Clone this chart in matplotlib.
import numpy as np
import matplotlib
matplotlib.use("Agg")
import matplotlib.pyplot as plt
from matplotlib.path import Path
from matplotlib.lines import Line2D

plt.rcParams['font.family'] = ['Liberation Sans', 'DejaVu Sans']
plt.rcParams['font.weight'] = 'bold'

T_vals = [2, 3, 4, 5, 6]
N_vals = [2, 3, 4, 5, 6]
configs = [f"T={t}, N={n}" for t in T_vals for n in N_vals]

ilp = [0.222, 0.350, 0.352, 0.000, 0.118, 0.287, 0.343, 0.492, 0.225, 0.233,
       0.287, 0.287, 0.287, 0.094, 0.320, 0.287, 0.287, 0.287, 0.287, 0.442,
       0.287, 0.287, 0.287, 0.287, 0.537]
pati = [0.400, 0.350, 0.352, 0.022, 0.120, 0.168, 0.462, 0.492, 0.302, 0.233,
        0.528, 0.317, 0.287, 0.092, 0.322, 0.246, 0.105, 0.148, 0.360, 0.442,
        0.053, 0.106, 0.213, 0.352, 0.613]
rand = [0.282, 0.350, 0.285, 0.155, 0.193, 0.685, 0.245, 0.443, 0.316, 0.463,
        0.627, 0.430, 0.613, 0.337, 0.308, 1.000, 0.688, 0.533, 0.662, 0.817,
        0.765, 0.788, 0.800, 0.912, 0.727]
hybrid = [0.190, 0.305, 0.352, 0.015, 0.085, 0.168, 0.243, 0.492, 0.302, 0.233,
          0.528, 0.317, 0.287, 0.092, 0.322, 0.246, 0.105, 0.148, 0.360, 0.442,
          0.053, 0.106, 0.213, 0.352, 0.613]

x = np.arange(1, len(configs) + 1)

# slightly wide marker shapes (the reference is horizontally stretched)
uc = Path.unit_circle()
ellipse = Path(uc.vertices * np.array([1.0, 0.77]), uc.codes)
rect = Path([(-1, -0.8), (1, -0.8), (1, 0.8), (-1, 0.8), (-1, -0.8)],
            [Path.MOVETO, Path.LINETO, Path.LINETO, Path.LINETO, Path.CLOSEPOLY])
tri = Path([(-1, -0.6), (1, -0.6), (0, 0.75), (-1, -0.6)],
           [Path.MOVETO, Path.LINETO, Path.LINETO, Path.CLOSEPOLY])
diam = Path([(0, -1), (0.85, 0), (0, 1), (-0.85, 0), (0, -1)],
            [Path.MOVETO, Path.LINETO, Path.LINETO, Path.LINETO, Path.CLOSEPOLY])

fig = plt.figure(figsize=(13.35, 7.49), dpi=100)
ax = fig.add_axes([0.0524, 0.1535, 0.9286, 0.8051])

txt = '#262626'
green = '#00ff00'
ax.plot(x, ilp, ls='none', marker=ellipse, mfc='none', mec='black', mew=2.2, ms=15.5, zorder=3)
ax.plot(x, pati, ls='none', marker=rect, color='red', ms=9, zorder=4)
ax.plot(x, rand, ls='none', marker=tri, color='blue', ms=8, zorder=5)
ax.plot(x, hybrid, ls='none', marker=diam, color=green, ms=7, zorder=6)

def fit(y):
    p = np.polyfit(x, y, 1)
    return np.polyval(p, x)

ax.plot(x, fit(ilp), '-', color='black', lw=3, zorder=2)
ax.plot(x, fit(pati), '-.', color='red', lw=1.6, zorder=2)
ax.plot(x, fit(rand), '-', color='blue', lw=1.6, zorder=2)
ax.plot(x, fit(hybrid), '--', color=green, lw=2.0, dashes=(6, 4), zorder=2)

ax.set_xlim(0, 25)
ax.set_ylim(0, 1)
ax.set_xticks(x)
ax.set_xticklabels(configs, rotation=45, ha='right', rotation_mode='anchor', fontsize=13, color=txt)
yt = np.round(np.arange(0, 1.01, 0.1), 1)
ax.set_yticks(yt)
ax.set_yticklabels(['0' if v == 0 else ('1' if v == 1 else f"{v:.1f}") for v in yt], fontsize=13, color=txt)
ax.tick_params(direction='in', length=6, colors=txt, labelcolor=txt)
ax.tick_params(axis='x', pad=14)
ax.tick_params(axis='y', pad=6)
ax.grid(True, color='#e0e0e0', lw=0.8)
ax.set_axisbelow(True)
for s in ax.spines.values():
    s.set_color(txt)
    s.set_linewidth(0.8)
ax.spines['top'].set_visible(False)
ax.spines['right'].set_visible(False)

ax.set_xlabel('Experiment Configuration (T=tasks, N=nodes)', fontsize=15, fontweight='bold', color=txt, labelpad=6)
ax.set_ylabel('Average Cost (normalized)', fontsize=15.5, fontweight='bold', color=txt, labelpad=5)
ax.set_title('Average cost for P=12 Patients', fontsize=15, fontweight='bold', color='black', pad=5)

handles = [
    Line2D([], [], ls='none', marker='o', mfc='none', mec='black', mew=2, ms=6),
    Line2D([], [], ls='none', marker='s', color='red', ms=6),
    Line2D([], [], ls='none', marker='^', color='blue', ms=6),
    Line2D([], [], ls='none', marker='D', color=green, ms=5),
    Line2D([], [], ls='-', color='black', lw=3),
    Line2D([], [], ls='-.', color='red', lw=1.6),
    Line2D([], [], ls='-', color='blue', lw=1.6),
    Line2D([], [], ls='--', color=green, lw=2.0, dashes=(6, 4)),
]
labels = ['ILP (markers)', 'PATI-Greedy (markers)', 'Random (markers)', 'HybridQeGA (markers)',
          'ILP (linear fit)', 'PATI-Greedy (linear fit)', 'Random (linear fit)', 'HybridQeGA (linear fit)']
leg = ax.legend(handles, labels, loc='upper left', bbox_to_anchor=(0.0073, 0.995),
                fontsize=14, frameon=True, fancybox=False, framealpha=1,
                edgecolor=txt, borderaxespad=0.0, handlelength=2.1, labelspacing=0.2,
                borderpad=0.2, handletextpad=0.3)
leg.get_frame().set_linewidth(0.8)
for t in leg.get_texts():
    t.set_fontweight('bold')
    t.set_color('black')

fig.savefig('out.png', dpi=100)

- _Work required_
Set down the lines above as they stand, starting with the first line and ending with the line that contains "n in N_vals]".

- _Exercise solution_
Clone this chart in matplotlib.
import numpy as np
import matplotlib
matplotlib.use("Agg")
import matplotlib.pyplot as plt
from matplotlib.path import Path
from matplotlib.lines import Line2D

plt.rcParams['font.family'] = ['Liberation Sans', 'DejaVu Sans']
plt.rcParams['font.weight'] = 'bold'

T_vals = [2, 3, 4, 5, 6]
N_vals = [2, 3, 4, 5, 6]
configs = [f"T={t}, N={n}" for t in T_vals for n in N_vals]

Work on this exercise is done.